Well, at least you’re engaging your readers! My solution is to leave it all to The Nature Conservancy. That way I know the monetary rewards of my life will be spent consistent with my values. But maybe I’m an idiot too.
Kurt – no, you’re not an idiot either. Neither of us are! I respect your idea of being consistent with your values.
Do you have siblings? It doesn’t sound like it. Why give the more successful kid the short end of the stick, and the one who burns through money more? You’re rewarding irresponsible behavior, not just helping out the less fortunate.
Kathleen – perhaps you scanned the post, and missed my noting that I would be assuming that each kid was hard-working and well-meaning. In other words, no uber slacking or irresponsible behavior. IF you have 2 kids, both being equally responsible and good people, yet one has a great life and the other is really struggling big time, wouldn’t it make sense to help the one really having a tough life? Wouldn’t the more successful one have compassion for his/her sibling who is in bad shape? One would think so!

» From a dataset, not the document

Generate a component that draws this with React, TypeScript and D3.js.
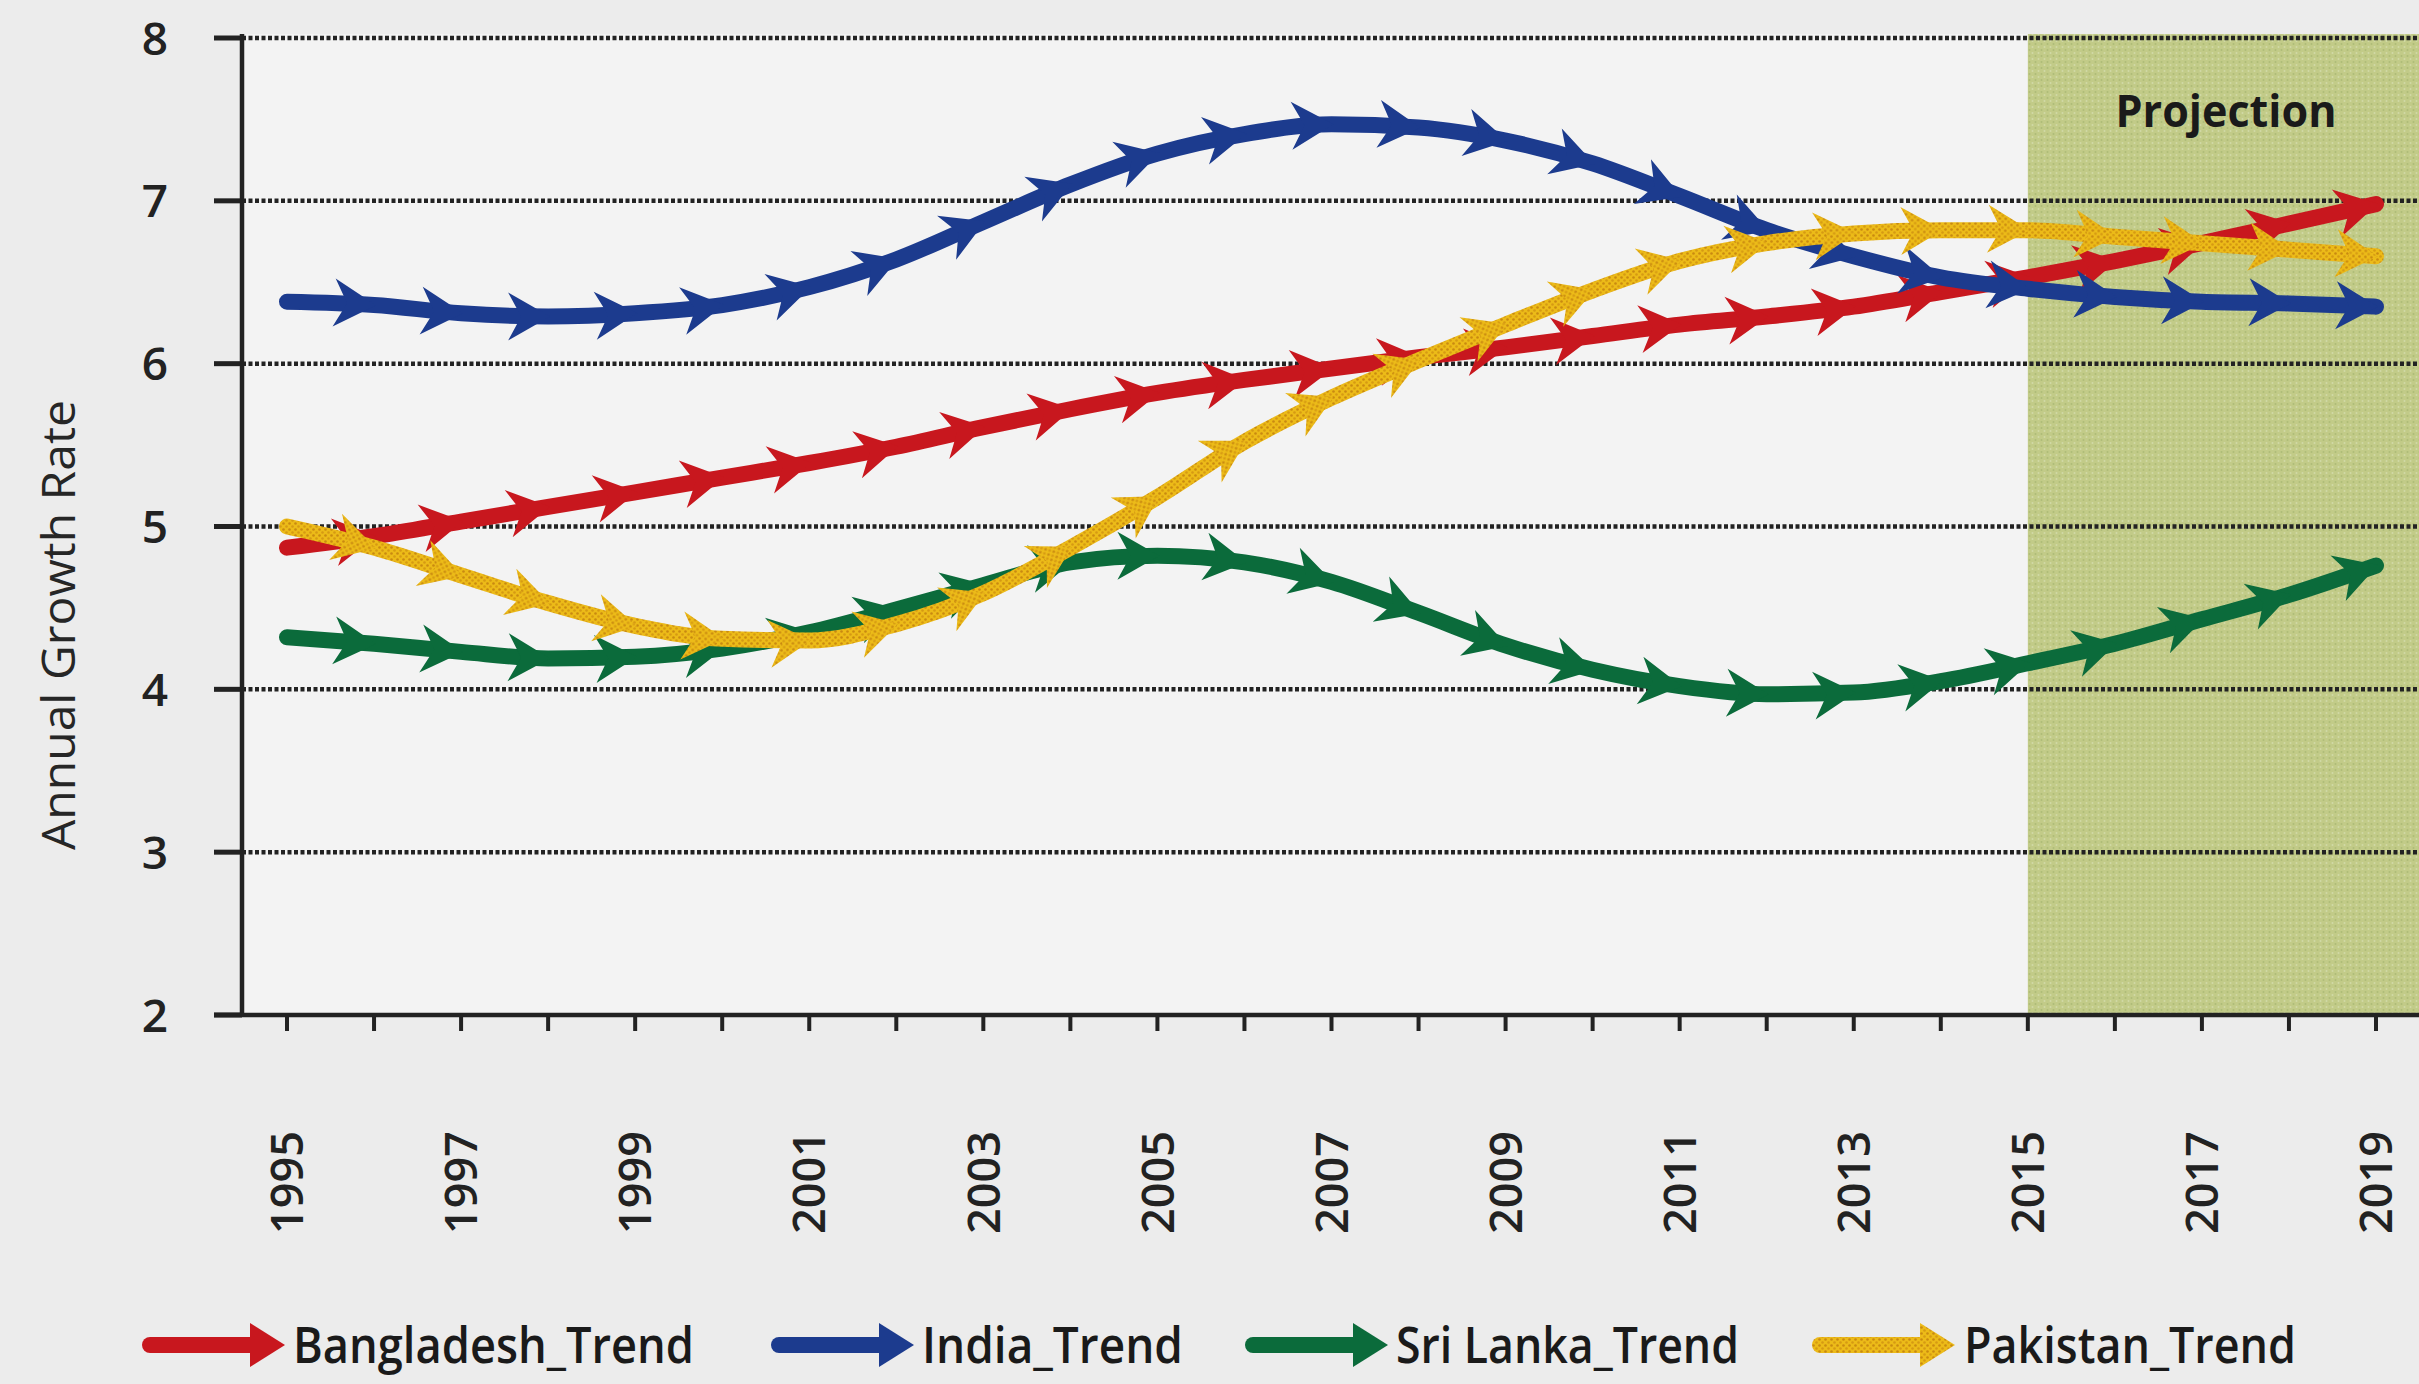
import React from "react";
import * as d3 from "d3";

const years = [1995, 1996, 1997, 1998, 1999, 2000, 2001, 2002, 2003, 2004, 2005, 2006, 2007, 2008, 2009, 2010, 2011, 2012, 2013, 2014, 2015, 2016, 2017, 2018, 2019];
const yearLabels = [1995, 1997, 1999, 2001, 2003, 2005, 2007, 2009, 2011, 2013, 2015, 2017, 2019];
const yTicks = [2, 3, 4, 5, 6, 7, 8];

const bangladesh = [4.87, 4.94, 5.03, 5.12, 5.21, 5.30, 5.39, 5.49, 5.61, 5.72, 5.82, 5.90, 5.97, 6.04, 6.10, 6.17, 6.24, 6.29, 6.35, 6.44, 6.53, 6.63, 6.74, 6.86, 6.98];
const india = [6.38, 6.36, 6.31, 6.29, 6.31, 6.36, 6.47, 6.64, 6.87, 7.10, 7.29, 7.41, 7.47, 7.45, 7.37, 7.23, 7.03, 6.82, 6.66, 6.53, 6.46, 6.41, 6.38, 6.37, 6.35];
const sriLanka = [4.32, 4.28, 4.23, 4.19, 4.20, 4.25, 4.35, 4.49, 4.64, 4.78, 4.82, 4.78, 4.66, 4.47, 4.27, 4.12, 4.02, 3.97, 3.98, 4.05, 4.16, 4.28, 4.43, 4.58, 4.76];
const pakistan = [5.00, 4.87, 4.70, 4.53, 4.39, 4.31, 4.30, 4.40, 4.59, 4.87, 5.18, 5.52, 5.79, 6.02, 6.24, 6.45, 6.63, 6.74, 6.80, 6.82, 6.82, 6.78, 6.74, 6.70, 6.66];

const seriesNames = ["Bangladesh_Trend", "India_Trend", "Sri Lanka_Trend", "Pakistan_Trend"];
const seriesValues = [bangladesh, india, sriLanka, pakistan];
const seriesColors = ["#c8171e", "#1c3b8e", "#0b6b3b", "url(#pakDots)"];

const projectionStart = 2015;

const W = 2419;
const H = 1384;

export default function App() {
  const x = d3.scaleLinear().domain([1995, 2019]).range([287, 2376]);
  const y = d3.scaleLinear().domain([2, 8]).range([1015, 38]);
  const axisX = 242;
  const plotRight = W;

  const line = d3
    .line<number>()
    .x((_, i) => x(years[i]))
    .y((v) => y(v))
    .curve(d3.curveMonotoneX);

  const arrowPath = "M 2 0 L -40 -24 L -27 0 L -40 24 Z";

  const legendX = [150, 779, 1253, 1820];
  const legendTextX = [293, 922, 1396, 1964];
  const legendTextW = [401, 261, 343, 332];
  const legendY = 1345;

  return (
    <svg width={W} height={H} style={{ position: "absolute", left: 0, top: 0, background: "#ececec" }}>
      <defs>
        <pattern id="pakDots" patternUnits="userSpaceOnUse" width="6" height="6">
          <rect width="6" height="6" fill="#ecbb18" />
          <circle cx="1.5" cy="1.5" r="1.3" fill="#c98a10" />
          <circle cx="4.5" cy="4.5" r="1.3" fill="#d69a12" />
        </pattern>
        <pattern id="projSpeck" patternUnits="userSpaceOnUse" width="6" height="6">
          <rect width="6" height="6" fill="#c2cb88" />
          <circle cx="1.5" cy="2" r="1" fill="#aebc77" />
          <circle cx="4.5" cy="5" r="1" fill="#d2d9a6" />
        </pattern>
      </defs>
      <rect x={0} y={0} width={W} height={H} fill="#ececec" />
      {/* plot area */}
      <rect x={axisX} y={y(8) - 4} width={plotRight - axisX} height={y(2) - y(8) + 4} fill="#f3f3f3" />
      {/* projection area */}
      <rect
        x={x(projectionStart)}
        y={y(8) - 4}
        width={plotRight - x(projectionStart)}
        height={y(2) - y(8) + 4}
        fill="url(#projSpeck)"
      />
      {/* gridlines */}
      {yTicks.filter((t) => t > 2).map((t) => (
        <line
          key={"g" + t}
          x1={axisX}
          x2={plotRight}
          y1={y(t)}
          y2={y(t)}
          stroke="#222"
          strokeWidth={4.5}
          strokeDasharray="4 2.5"
        />
      ))}
      {/* y ticks */}
      {yTicks.map((t) => (
        <line key={"yt" + t} x1={214} x2={axisX} y1={y(t)} y2={y(t)} stroke="#222" strokeWidth={5} />
      ))}
      {yTicks.map((t) => (
        <text
          key={"yl" + t}
          x={168}
          y={y(t)}
          dy="0.36em"
          textAnchor="end"
          fontFamily="'Open Sans', sans-serif"
          fontWeight={600}
          fontSize={46}
          fill="#222"
        >
          {t}
        </text>
      ))}
      {/* axes */}
      <line x1={axisX} x2={axisX} y1={y(8) - 4} y2={y(2)} stroke="#222" strokeWidth={4.5} />
      <line x1={214} x2={plotRight} y1={y(2)} y2={y(2)} stroke="#222" strokeWidth={4.5} />
      {years.map((yr) => (
        <line key={"xt" + yr} x1={x(yr)} x2={x(yr)} y1={y(2)} y2={y(2) + 16} stroke="#222" strokeWidth={4} />
      ))}
      {yearLabels.map((yr) => (
        <text
          key={"xl" + yr}
          transform={`translate(${x(yr)},1131) rotate(-90)`}
          dy="0.36em"
          textAnchor="end"
          fontFamily="'Open Sans', sans-serif"
          fontWeight={600}
          fontSize={45}
          fill="#222"
        >
          {yr}
        </text>
      ))}
      {/* y title */}
      <text
        transform={`translate(59,625) rotate(-90)`}
        dy="0.36em"
        textAnchor="middle"
        fontFamily="'Open Sans', sans-serif"
        fontSize={45}
        fill="#262626"
        textLength={450}
        lengthAdjust="spacingAndGlyphs"
      >
        Annual Growth Rate
      </text>
      {/* projection label */}
      <text
        x={2226}
        y={111}
        dy="0.36em"
        textAnchor="middle"
        fontFamily="'Open Sans', sans-serif"
        fontWeight={700}
        fontSize={44}
        fill="#1a1a1a"
        textLength={221}
        lengthAdjust="spacingAndGlyphs"
      >
        Projection
      </text>
      {/* series */}
      {seriesValues.map((vals, s) => {
        const pts = vals.map((v, i) => [x(years[i]), y(v)]);
        return (
          <g key={"s" + s}>
            <path
              d={line(vals) || ""}
              fill="none"
              stroke={seriesColors[s]}
              strokeWidth={16}
              strokeLinecap="round"
              strokeLinejoin="round"
            />
            {pts.slice(1).map((p, k) => {
              const i = k + 1;
              const a = pts[i - 1];
              const b = i < pts.length - 1 ? pts[i + 1] : pts[i];
              const ang = (Math.atan2(b[1] - a[1], b[0] - a[0]) * 180) / Math.PI;
              return (
                <path
                  key={"a" + i}
                  d={arrowPath}
                  transform={`translate(${p[0]},${p[1]}) rotate(${ang})`}
                  fill={seriesColors[s]}
                />
              );
            })}
          </g>
        );
      })}
      {/* legend */}
      {seriesNames.map((name, s) => (
        <g key={"lg" + s}>
          <line
            x1={legendX[s]}
            x2={legendX[s] + 105}
            y1={legendY}
            y2={legendY}
            stroke={seriesColors[s]}
            strokeWidth={16}
            strokeLinecap="round"
          />
          <path
            d={`M ${legendX[s] + 135} ${legendY} L ${legendX[s] + 100} ${legendY - 22} L ${legendX[s] + 100} ${legendY + 22} Z`}
            fill={seriesColors[s]}
          />
          <text
            x={legendTextX[s]}
            y={legendY}
            dy="0.36em"
            fontFamily="'Open Sans', sans-serif"
            fontWeight={600}
            fontSize={50}
            fill="#1a1a1a"
            textLength={legendTextW[s]}
            lengthAdjust="spacingAndGlyphs"
          >
            {name}
          </text>
        </g>
      ))}
    </svg>
  );
}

I think there are plenty of times when this is OK. When one kid got a ton of support throughout life and the other received none taking the support out of the kid who got money throughout life’s portion would be acceptable to me!
Lance – in that case, I agree. Makes sense to me!
I agree. My spouse is one of 3 children. His parents have agreed to leave their inheritance to all 3 equally. However, one needs care/support and lives with parents. In the inheritance, he will receive his “third” to care for his future needs. One has some financial difficulties and is drawing from his parents now, knowing he will get a reduced inheritance later. And my spouse should get a full third – later rather than now. And we are, of course, hoping it will be as late as possible!
Dar – just another good example of how different families have different approaches to fairness. Thanks for chiming in!
It is shocking how many families ‘break up’ because of inheritance issues.
I personally plan on dividing our assets up into thirds and hand it all out equally.
I am one of three children. My mom has nothing, so I expected I will get one third of nothing. However, my siblings are better off financially than we are, but I would still expect an money to be split into thirds, I would not expect anything extra. (One sibling is childless, which explains the increase in wealth. 🙂 )
My husband’s brother has a disabled child. If his parents decided to leave more to the brother to help care for their child, I would be all for that. I actually don’t even care about what I get in any will because I did nothing to earn that money. Now if the will said “I am giving Kris less because I hate her”, then I would be upset.
If someone decides to do a less than equal split, then I don’t see a problem with it as long as it is explained in the will. The way I see it, the person worked their whole life for that money, and they can do whatever the heck they want with it. Nobody wants to create family strife either while alive or dead (I am guessing), and everyone has different values. I think people tend to do the best they can and then hope for the best. If someone is immature and doesn’t understand the deceased intentions, then maybe they don’t deserve the money.
(All comments above can be thrown in the trash in the case of a bitter, self serving person that intentionally causes problems by being divisive in their will.)
Kris – great to hear from you. As usual, you have a very rational and level-headed perspective on the issue. I especially like your last 2 sentences: “I think people tend to do the best they can and then hope for the best. If someone is immature and doesn’t understand the deceased intentions, then maybe they don’t deserve the money.” Well said!